Code that draws figures
★ ★ ★ ★ ★ ★ ★

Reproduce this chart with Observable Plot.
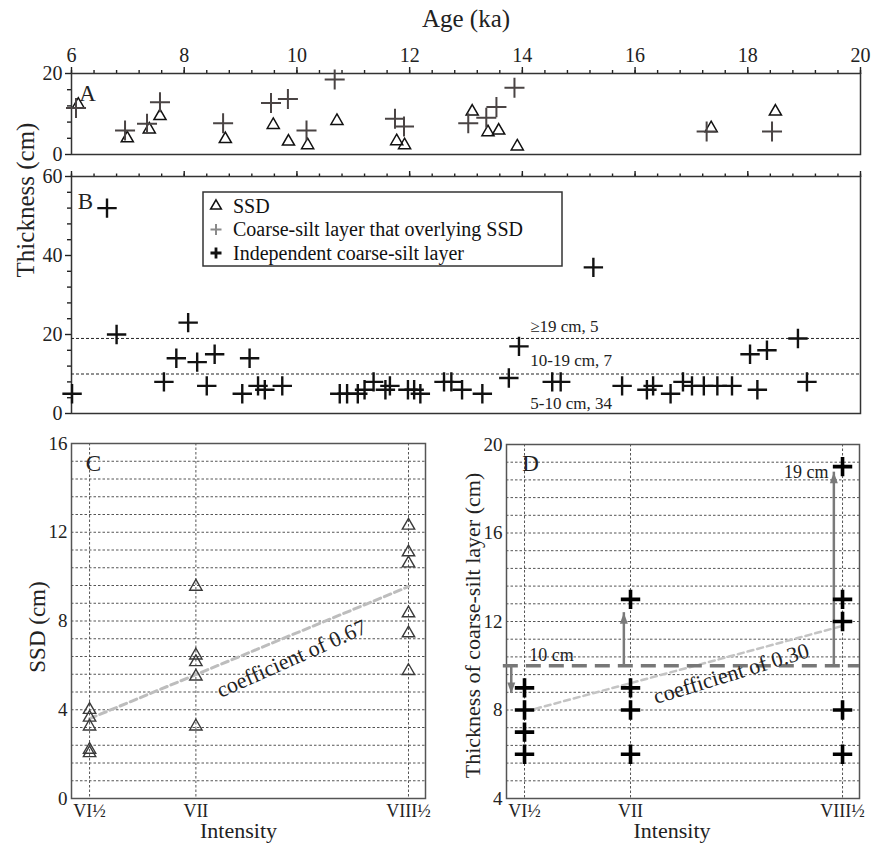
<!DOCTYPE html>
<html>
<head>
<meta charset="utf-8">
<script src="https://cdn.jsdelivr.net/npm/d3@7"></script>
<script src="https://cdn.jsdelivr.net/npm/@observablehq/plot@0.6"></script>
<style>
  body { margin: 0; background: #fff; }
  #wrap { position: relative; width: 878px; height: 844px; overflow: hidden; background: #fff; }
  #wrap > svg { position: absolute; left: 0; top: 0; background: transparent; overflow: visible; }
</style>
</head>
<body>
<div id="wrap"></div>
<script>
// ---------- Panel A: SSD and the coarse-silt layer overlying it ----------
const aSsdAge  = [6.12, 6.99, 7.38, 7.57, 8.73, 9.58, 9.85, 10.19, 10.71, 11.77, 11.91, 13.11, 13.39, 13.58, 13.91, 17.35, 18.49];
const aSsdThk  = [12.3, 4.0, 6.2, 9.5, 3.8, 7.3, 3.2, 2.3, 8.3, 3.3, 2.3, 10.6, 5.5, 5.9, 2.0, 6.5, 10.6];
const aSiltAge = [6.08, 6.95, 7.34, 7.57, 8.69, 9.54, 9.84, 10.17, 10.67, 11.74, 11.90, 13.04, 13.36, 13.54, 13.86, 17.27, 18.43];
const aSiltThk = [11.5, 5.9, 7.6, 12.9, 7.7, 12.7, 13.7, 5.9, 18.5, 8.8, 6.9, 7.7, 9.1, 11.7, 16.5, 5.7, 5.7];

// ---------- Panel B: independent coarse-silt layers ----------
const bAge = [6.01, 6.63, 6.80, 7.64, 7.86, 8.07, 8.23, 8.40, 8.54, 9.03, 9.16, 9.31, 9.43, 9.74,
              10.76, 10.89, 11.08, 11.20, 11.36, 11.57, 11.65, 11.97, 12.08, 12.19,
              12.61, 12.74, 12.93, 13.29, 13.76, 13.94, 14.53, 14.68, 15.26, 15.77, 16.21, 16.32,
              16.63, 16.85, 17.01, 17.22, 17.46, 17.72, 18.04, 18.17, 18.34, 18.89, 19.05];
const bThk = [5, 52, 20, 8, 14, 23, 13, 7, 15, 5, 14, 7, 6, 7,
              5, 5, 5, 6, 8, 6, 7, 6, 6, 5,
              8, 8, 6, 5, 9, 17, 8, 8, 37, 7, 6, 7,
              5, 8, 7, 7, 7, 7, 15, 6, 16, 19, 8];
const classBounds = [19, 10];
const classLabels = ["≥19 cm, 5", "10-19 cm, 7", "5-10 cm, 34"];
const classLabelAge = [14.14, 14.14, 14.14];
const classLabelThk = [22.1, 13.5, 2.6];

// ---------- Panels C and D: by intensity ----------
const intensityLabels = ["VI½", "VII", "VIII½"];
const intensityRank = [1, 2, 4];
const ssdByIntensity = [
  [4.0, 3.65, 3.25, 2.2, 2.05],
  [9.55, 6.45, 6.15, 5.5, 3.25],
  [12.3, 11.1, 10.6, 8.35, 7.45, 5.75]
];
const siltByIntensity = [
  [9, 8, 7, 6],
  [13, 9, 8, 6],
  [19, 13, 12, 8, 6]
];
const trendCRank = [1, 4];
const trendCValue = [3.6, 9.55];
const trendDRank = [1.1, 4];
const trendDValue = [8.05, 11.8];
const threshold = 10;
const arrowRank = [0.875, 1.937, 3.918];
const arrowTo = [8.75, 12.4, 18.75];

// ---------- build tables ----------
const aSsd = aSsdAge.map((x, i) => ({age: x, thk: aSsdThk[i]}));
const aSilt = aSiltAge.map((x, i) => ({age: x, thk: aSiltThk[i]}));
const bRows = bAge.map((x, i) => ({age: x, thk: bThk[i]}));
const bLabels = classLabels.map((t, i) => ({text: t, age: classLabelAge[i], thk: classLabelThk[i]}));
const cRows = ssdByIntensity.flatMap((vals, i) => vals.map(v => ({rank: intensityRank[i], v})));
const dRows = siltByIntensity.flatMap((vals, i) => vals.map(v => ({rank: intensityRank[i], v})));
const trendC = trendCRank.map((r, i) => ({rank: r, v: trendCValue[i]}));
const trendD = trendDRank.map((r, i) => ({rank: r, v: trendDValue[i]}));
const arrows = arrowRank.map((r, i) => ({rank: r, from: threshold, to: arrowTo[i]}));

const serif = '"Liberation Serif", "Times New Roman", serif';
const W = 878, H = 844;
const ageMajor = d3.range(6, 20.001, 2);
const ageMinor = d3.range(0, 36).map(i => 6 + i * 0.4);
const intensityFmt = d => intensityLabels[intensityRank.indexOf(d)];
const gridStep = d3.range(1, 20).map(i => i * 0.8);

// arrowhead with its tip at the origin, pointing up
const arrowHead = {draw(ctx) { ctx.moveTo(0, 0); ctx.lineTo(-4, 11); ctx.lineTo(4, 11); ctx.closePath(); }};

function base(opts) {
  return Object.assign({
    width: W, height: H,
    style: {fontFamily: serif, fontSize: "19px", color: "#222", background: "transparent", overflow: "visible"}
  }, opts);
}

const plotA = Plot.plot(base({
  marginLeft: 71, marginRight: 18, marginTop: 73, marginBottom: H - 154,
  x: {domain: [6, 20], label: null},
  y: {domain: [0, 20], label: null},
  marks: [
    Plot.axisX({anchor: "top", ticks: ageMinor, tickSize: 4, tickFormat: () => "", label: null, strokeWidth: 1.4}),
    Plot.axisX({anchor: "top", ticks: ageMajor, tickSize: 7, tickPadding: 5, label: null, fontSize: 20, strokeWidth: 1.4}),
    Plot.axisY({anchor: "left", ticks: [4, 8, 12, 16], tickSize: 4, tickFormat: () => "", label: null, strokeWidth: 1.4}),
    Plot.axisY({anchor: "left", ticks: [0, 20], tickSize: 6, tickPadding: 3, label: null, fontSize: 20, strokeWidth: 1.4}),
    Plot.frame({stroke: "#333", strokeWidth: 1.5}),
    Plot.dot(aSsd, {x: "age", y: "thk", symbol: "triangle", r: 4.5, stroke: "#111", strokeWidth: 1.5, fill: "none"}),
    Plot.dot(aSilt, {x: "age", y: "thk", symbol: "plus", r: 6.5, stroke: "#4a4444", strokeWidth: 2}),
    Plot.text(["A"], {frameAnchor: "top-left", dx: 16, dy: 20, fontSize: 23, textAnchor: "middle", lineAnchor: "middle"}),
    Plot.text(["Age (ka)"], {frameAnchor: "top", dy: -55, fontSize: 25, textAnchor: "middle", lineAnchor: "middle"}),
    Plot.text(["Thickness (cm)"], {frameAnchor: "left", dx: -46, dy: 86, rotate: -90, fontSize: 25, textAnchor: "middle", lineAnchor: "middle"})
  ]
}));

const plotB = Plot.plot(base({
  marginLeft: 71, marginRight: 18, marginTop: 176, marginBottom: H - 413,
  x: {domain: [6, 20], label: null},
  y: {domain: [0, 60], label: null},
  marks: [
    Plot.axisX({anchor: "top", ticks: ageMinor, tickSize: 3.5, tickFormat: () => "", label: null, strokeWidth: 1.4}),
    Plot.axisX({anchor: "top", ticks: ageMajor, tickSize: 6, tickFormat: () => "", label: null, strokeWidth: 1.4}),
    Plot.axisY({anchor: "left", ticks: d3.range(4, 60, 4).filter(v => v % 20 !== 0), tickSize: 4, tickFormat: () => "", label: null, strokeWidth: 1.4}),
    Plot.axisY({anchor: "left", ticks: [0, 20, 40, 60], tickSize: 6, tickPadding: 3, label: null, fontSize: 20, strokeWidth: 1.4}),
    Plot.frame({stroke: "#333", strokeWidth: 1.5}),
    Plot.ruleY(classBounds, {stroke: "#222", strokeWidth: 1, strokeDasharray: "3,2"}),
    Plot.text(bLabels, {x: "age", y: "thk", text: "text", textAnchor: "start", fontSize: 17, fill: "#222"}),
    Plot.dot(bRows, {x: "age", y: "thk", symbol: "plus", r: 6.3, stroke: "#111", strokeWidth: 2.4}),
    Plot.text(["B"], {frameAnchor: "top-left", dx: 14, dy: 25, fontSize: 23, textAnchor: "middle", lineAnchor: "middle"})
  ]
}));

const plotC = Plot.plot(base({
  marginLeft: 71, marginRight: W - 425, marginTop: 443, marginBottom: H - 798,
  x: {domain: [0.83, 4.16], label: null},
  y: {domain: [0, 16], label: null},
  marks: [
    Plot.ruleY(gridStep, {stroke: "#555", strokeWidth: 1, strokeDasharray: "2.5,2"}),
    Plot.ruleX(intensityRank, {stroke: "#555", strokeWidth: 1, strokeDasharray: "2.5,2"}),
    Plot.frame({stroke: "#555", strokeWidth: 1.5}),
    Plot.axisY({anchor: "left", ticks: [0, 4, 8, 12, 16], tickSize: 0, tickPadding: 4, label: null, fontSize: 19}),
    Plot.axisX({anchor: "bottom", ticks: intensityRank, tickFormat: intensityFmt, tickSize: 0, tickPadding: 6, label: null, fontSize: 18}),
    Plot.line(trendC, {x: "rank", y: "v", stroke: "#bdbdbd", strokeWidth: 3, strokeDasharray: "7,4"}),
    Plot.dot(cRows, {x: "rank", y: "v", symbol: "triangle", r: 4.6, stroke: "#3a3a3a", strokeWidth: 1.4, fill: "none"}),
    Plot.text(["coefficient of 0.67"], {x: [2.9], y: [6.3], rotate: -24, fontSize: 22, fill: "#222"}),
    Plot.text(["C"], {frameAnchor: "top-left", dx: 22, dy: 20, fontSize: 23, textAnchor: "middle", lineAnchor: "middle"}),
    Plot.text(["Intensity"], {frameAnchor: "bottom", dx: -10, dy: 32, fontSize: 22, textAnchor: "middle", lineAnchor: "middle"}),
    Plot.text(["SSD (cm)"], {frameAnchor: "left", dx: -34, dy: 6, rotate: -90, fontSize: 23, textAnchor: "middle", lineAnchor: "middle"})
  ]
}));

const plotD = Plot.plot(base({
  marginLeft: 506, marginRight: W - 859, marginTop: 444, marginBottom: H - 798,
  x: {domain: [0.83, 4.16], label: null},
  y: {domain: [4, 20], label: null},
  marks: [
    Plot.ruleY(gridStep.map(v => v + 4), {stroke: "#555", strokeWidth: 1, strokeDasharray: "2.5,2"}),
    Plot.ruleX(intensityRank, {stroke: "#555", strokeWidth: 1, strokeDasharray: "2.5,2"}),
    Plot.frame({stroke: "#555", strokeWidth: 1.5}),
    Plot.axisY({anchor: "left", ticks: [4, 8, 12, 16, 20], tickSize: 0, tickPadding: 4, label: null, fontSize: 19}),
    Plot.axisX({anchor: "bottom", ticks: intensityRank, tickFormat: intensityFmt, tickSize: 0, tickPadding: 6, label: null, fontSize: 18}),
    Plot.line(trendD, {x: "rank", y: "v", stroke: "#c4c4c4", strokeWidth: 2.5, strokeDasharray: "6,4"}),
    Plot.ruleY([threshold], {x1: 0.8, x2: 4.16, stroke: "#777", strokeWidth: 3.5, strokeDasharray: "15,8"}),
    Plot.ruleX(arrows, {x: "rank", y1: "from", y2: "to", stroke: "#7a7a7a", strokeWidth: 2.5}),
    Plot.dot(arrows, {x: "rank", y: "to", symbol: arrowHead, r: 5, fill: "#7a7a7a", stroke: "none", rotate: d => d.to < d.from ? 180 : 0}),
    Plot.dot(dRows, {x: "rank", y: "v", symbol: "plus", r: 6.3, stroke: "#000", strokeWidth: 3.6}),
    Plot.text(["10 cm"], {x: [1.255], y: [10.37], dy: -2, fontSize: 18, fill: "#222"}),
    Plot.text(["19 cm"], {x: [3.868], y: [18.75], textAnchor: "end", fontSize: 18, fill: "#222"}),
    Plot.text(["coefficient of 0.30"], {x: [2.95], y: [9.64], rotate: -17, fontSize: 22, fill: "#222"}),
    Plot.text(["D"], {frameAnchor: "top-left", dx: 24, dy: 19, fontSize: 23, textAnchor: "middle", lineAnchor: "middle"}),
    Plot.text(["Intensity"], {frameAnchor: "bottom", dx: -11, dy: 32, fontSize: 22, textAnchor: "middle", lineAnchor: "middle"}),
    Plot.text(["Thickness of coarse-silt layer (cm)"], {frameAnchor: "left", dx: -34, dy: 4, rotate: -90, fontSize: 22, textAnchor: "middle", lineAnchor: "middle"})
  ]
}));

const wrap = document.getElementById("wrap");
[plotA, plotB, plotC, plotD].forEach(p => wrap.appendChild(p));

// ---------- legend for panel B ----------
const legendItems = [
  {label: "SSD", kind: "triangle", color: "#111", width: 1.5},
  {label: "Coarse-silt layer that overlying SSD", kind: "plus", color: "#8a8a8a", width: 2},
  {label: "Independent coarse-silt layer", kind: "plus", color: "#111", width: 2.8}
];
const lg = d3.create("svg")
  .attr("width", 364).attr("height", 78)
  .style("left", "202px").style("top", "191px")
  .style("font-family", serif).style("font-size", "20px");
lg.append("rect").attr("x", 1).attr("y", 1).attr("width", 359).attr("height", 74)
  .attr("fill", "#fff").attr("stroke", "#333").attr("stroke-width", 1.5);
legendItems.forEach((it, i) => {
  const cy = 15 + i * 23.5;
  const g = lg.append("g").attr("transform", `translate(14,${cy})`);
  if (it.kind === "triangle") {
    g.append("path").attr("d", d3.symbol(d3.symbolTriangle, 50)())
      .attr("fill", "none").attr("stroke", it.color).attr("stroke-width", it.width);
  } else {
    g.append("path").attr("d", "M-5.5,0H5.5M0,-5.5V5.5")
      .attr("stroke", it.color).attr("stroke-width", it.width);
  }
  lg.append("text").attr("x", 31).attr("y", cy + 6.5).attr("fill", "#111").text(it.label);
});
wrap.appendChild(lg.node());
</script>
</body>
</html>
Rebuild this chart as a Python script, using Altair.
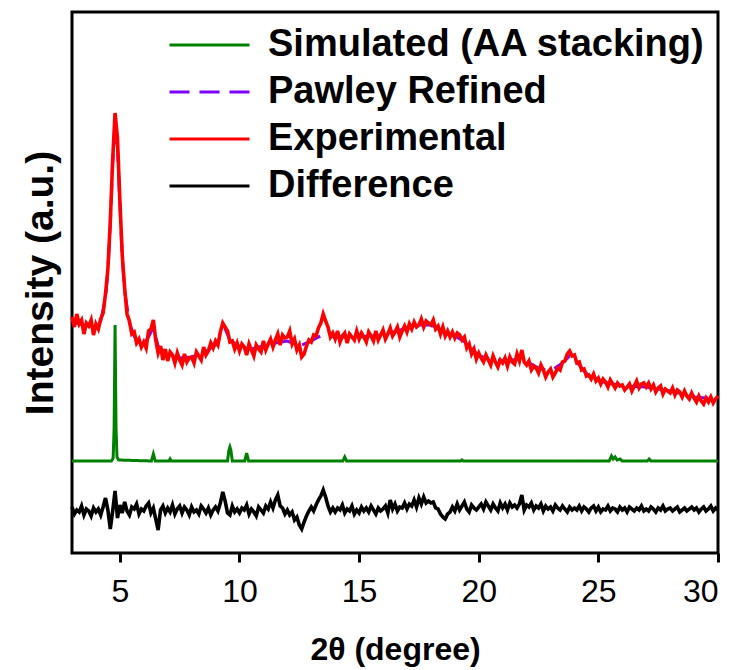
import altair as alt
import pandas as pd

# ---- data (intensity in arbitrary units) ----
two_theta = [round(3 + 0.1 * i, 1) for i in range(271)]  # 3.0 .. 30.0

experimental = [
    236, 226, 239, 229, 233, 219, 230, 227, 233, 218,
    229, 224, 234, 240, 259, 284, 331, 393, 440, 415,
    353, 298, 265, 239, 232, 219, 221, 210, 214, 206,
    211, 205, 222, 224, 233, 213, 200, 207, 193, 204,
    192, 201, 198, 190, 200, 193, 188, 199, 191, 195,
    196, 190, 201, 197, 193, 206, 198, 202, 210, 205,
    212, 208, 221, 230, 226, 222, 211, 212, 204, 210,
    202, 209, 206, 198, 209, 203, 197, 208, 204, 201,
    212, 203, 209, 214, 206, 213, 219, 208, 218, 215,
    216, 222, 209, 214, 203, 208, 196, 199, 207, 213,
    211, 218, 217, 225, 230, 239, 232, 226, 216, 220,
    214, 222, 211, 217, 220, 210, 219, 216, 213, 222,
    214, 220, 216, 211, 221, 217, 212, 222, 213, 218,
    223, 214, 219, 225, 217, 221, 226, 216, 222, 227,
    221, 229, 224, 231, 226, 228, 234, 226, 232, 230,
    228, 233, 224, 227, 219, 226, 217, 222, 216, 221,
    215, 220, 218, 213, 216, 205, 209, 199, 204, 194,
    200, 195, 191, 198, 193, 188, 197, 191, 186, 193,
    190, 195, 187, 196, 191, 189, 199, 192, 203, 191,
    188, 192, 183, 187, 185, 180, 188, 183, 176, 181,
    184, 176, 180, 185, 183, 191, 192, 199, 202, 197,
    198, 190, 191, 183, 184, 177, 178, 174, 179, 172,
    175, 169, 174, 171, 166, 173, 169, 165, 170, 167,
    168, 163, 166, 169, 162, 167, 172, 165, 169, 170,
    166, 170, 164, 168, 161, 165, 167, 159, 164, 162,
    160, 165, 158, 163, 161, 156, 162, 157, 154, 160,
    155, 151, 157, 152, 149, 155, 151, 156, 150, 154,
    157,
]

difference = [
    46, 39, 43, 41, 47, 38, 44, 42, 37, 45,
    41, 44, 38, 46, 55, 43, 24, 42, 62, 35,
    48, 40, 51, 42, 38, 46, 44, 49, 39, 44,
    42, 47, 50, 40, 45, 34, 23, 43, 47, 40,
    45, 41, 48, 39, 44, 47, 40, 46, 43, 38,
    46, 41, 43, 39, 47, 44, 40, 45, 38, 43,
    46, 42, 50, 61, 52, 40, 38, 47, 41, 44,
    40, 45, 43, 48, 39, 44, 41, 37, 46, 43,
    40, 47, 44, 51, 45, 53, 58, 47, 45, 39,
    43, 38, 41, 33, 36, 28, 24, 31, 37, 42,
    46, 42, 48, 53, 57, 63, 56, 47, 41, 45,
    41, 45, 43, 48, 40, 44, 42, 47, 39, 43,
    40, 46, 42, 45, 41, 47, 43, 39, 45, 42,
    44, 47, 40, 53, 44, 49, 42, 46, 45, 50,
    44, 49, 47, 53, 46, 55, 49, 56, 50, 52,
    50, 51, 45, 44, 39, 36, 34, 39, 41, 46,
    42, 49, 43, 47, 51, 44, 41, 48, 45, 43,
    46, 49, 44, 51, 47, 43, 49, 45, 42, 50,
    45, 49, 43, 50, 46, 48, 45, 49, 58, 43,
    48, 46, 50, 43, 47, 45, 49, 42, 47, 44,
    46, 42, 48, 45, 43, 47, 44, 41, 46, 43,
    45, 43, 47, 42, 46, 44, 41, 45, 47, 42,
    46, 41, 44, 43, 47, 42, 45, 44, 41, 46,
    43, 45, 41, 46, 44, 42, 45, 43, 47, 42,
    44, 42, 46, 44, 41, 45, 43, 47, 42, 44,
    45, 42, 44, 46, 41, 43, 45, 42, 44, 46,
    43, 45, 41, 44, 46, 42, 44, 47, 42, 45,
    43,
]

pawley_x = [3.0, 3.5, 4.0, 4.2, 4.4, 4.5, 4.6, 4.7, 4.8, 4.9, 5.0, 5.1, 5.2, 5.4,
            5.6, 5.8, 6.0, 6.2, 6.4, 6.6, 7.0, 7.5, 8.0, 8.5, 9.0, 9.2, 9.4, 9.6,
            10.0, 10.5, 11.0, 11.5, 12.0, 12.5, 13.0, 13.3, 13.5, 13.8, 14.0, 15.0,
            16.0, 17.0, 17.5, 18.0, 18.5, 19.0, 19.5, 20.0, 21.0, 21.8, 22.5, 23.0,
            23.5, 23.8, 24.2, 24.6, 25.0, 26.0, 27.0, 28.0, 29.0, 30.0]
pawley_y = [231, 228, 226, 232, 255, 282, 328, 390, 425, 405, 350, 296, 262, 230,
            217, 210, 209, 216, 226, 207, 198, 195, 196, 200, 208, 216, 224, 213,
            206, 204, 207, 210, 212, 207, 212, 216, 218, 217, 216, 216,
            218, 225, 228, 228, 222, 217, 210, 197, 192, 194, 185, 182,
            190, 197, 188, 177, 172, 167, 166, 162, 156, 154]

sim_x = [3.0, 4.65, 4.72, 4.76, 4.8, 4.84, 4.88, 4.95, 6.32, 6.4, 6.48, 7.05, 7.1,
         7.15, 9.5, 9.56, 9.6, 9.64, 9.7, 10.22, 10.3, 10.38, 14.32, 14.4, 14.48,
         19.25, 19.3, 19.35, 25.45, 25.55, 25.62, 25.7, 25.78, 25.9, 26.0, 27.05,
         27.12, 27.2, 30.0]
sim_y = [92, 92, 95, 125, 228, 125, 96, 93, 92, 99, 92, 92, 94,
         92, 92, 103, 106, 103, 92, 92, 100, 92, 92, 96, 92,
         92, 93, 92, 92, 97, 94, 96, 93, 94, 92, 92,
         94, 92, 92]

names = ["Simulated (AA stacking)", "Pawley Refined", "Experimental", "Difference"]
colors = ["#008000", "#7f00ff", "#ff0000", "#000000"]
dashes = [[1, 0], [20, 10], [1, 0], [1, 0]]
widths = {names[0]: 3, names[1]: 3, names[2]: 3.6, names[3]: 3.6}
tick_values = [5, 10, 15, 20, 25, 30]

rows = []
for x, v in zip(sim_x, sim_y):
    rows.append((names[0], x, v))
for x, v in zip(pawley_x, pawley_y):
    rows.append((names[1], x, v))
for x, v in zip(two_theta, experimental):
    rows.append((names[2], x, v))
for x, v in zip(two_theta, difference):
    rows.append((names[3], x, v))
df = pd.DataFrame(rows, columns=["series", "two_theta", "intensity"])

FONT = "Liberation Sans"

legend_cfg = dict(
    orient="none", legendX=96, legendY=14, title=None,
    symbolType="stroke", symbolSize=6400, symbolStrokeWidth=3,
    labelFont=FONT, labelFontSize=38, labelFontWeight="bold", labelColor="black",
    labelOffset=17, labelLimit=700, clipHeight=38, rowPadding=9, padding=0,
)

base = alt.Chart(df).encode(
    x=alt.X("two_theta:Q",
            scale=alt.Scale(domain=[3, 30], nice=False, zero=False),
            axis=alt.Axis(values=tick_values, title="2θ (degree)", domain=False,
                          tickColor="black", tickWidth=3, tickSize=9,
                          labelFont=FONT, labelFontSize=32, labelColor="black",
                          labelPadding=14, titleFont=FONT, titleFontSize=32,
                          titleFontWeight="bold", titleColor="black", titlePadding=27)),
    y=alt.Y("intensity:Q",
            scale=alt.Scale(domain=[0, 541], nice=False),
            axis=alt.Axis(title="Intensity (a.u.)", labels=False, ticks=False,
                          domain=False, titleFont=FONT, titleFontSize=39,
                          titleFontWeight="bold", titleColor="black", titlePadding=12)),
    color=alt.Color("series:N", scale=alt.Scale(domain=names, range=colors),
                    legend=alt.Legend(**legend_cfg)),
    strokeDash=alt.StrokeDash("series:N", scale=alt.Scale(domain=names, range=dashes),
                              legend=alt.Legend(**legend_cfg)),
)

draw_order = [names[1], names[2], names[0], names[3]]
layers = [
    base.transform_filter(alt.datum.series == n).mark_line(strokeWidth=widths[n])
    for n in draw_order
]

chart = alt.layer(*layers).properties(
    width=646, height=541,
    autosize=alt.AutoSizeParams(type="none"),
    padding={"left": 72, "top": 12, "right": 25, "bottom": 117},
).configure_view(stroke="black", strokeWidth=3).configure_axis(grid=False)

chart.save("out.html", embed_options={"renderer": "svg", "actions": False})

★ ★ ★ ★ ★ ★ ★

* **Your instructions**: Between the line with "Rebuild this chart" and the line with "two_theta = [round(3", ends included, lies the span to copy exactly; copy nothing else and leave out the pictures.

* **Expected answer**:
Rebuild this chart as a Python script, using Altair.
import altair as alt
import pandas as pd

# ---- data (intensity in arbitrary units) ----
two_theta = [round(3 + 0.1 * i, 1) for i in range(271)]  # 3.0 .. 30.0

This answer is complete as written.